Talk:Aufgaben:Problem 10
I don't think the proof for asymmitry was sufficient, it was only shown that we can pull out a minus sign from every sum, but the sum are disordered after the permutation and have be put back together. to show that we get back \(-d\omega\) and not something different
Carl (talk) 14:01, 18 June 2015 (CEST)
I do not see a problem, what do you mean by disordered sum, where? He starts with dw(..k+1,k..) and gets back -dw(..k,k+1..), doesn't he? And this generalises to every permutation.

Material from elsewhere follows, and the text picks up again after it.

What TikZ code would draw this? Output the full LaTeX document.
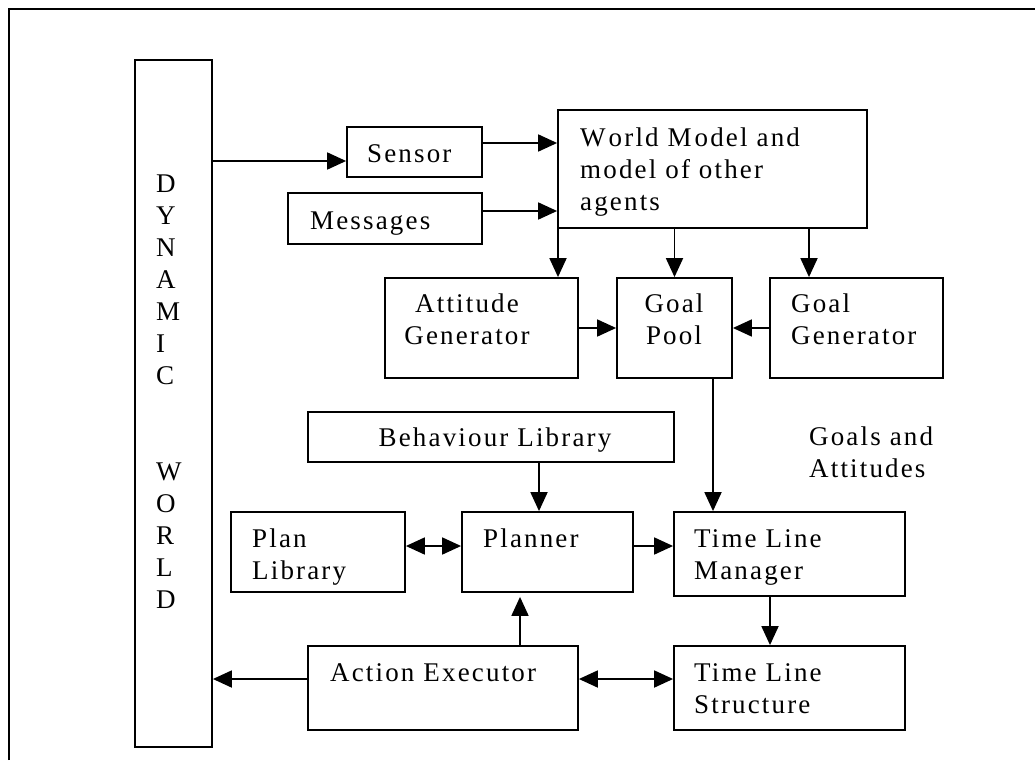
\documentclass[tikz,border=0pt]{standalone}
\usepackage{fontspec}
\setmainfont{Liberation Serif}[LetterSpace=8]
\usetikzlibrary{arrows.meta}
\begin{document}
\begin{tikzpicture}[x=1pt,y=-1pt,
  font=\fontsize{27pt}{32pt}\selectfont,
  box/.style={draw, line width=1.8pt, inner sep=0pt, rectangle},
  txt/.style={inner sep=0pt, anchor=base west, text width=320pt, align=left},
  ctxt/.style={inner sep=0pt, anchor=base, text width=400pt, align=center},
  arr/.style={line width=1.8pt, -{Triangle[length=19pt,width=17pt]}},
  darr/.style={line width=1.8pt, {Triangle[length=19pt,width=17pt]}-{Triangle[length=19pt,width=17pt]}}]
\useasboundingbox (0,0) rectangle (1035,760);
% outer frame (cropped)
\draw[line width=2.5pt] (9,760) -- (9,9) -- (1035,9);
% boxes
\node[box, minimum width=77pt,  minimum height=687pt] (dw)     at (173.5,403.5) {};
\node[box, minimum width=135pt, minimum height=50pt]  (sensor) at (414.5,152) {};
\node[box, minimum width=194pt, minimum height=51pt]  (msg)    at (385,218.5) {};
\node[box, minimum width=309pt, minimum height=118pt] (wm)     at (712.5,169) {};
\node[box, minimum width=193pt, minimum height=100pt] (att)    at (481.5,328) {};
\node[box, minimum width=115pt, minimum height=100pt] (pool)   at (674.5,328) {};
\node[box, minimum width=173pt, minimum height=100pt] (ggen)   at (856.5,328) {};
\node[box, minimum width=366pt, minimum height=50pt]  (beh)    at (491,437) {};
\node[box, minimum width=174pt, minimum height=80pt]  (plib)   at (318,552) {};
\node[box, minimum width=171pt, minimum height=80pt]  (plan)   at (547.5,552) {};
\node[box, minimum width=231pt, minimum height=84pt]  (tlm)    at (789.5,554) {};
\node[box, minimum width=231pt, minimum height=84pt]  (tls)    at (789.5,688) {};
\node[box, minimum width=270pt, minimum height=84pt]  (ae)     at (443,688) {};
% texts
\node[txt, text width=40pt] (dw-t) at (156,192) {D\\Y\\N\\A\\M\\I\\C\\[64pt]W\\O\\R\\L\\D};
\node[txt] (sensor-t) at (367,162) {Sensor};
\node[txt] (msg-t) at (310,229) {Messages};
\node[txt] (wm-t) at (580,146) {W\kern3pt orld M\kern3pt odel and\\model of other\\agents};
\node[ctxt] (att-t) at (467,312) {Attitude\\Generator};
\node[ctxt] (pool-t) at (674,312) {Goal\\Pool};
\node[txt] (ggen-t) at (791,312) {Goal\\Generator};
\node[ctxt] (beh-t) at (495,446) {Behaviour Library};
\node[txt] (ga-t) at (809,445) {Goals and\\Attitudes};
\node[txt] (plib-t) at (252,547) {Plan\\Library};
\node[txt] (plan-t) at (483,547) {Planner};
\node[txt] (tlm-t) at (694,547) {Time Line\\Manager};
\node[txt] (tls-t) at (694,681) {Time Line\\Structure};
\node[txt] (ae-t) at (330,681) {Action Executor};
% connectors
\draw[arr] (dw.east |- 0,161) -- (sensor.west |- 0,161);
\draw[arr] (sensor.east |- 0,143) -- (wm.west |- 0,143);
\draw[arr] (msg.east |- 0,211) -- (wm.west |- 0,211);
\draw[arr] (wm.south -| 558,0) -- (att.north -| 558,0);
\draw[arr] (wm.south -| pool.north) -- (pool.north);
\draw[arr] (wm.south -| 809,0) -- (ggen.north -| 809,0);
\draw[arr] (att.east) -- (pool.west);
\draw[arr] (ggen.west) -- (pool.east);
\draw[arr] (pool.south -| 713,0) -- (tlm.north -| 713,0);
\draw[arr] (beh.south -| 539,0) -- (plan.north -| 539,0);
\draw[darr] (plib.east |- 0,546) -- (plan.west |- 0,546);
\draw[arr] (plan.east |- 0,546) -- (tlm.west |- 0,546);
\draw[arr] (tlm.south -| 770,0) -- (tls.north -| 770,0);
\draw[arr, shorten >=4pt] (ae.north -| 520,0) -- (plan.south -| 520,0);
\draw[arr] (ae.west |- 0,679) -- (dw.east |- 0,679);
\draw[darr] (ae.east |- 0,679) -- (tls.west |- 0,679);
\end{tikzpicture}
\end{document}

Mario (talk) 18:35, 30 June 2015 (CEST)
-> View histroy
Carl (talk) 21:34, 27 July 2015 (CEST)
Typos in a)?
I'm not too confident with this subject so I won't change nothing but in the prop from page 77 the summation index should run up to n instead of p. Further I think we should continue to label the V_j: ... \(V_j(x^{j_i})\) ... Thanks for the nice solution
Mario (talk) 15:55, 30 June 2015 (CEST)
I think your right on both, although you probably mean: \(V_i(x^{j_i})\) --> yepp, thats what I meant.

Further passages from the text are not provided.